I tend to not “fight” for a person’s romantic interest. I tend to feel that if someone’s focus on me can be swayed or confused by some random outside person or thing, then that’s an internal problem with “us” and a relationship probably would not work out anyway. If there is some competition, I back off and if the guy likes me, he’ll bridge that gap and come to me. If he doesn’t, then that inaction tells me everything I need to know. Someone playing hard to get with me to spark my interest would just end up not being gotten. If he plays the hold-out-to-call-her thing, I assume he’s not interested and I move on. If he takes even longer, by the time he calls I may have forgotten about him. People who have dated me know this about me.

Thinking about this tendency of mine on the drive to work this morning, I wondered how much of it has to do with my being hurt and miffed. Am I not fighting for someone because of principle, or am I not fighting because I’m hurt and have retracted into my Cancer shell?

On the other hand, I have fought for someone before, just in the spirit of competition (I can only think of one example), because the chick trying to take this guy’s attention was totally on my nerves, and the guy wasn’t interested in her. He kept trying to turn back to me and she wouldn’t let him, until he just finally turned his back to her and came to me.
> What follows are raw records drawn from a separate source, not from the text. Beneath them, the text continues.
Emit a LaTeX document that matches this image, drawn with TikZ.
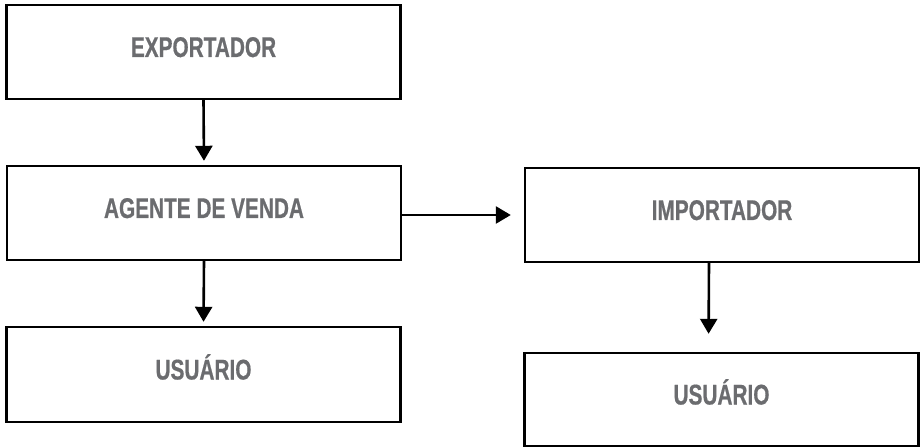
\documentclass[tikz,border=0pt]{standalone}
\usepackage{fontspec}
\setmainfont{Liberation Sans}[FakeStretch=0.73,BoldFeatures={FakeBold=0.6}]
\usetikzlibrary{arrows.meta}
\definecolor{labelgray}{HTML}{6B6C6F}
\begin{document}
\begin{tikzpicture}[x=1bp,y=-1bp,
  box/.style={draw=black,line width=2.4bp,rectangle,inner sep=0pt,
    minimum width=394bp,minimum height=94bp,
    font=\fontsize{28.5bp}{30bp}\selectfont\bfseries,text=labelgray,
    text height=20bp,text depth=10bp},
  flow/.style={line width=2.6bp,-{Triangle[width=17bp,length=15bp]}}]
  \useasboundingbox (0,0) rectangle (920,447);

  \node[box] (exp) at (203.5,52) {EXPORTADOR};
  \node[box] (agt) at (204,213) {AGENTE DE VENDA};
  \node[box,minimum height=95bp] (usl) at (203.5,374.5) {USUÁRIO};
  \node[box] (imp) at (722,215) {IMPORTADOR};
  \node[box,minimum height=93bp] (usr) at (721.5,399.5) {USUÁRIO};

  \draw[flow,shorten >=4bp] (exp.south) -- (agt.north);
  \draw[flow,shorten >=4bp] (agt.south) -- (usl.north);
  \draw[flow,shorten >=13bp] ([yshift=-2bp]agt.east) -- ([yshift=-2bp]agt.east -| imp.west);
  \draw[flow,shorten >=18bp] ([xshift=-13bp]imp.south) -- ([xshift=-13bp]usr.north);
\end{tikzpicture}
\end{document}
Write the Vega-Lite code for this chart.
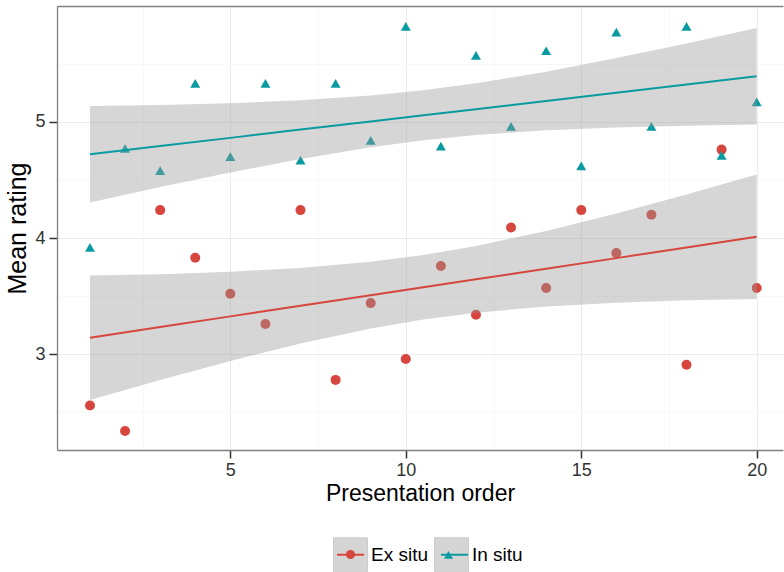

She was really pissed, and kicked my chair hard on her way to the bathroom. It was all really immature. In this situation, I was not emotionally vested, so I could not be hurt that there’s competition out there. It was almost a big joke. This was a long time ago and now, I can’t imagine fighting for someone for sport. It just seems so unnecessary and childish. If he wants her, he’ll go to her, and if he wants me, he should come to me. That’s it.

So I guess that’s what it is. When there’s something or someone competing for the attention of someone I’m emotionally attached to, I get hurt, curl up, back off, and hope and wish that he’d come to me. If he doesn’t for a long enough period of time, I am tortured and start to deteriorate. And then I prepare myself to walk. I may put out one last effort to communicate my feelings to him, but if he’s unresponsive to that, then it’s pretty much over.

I don’t know if that’s healthy or not.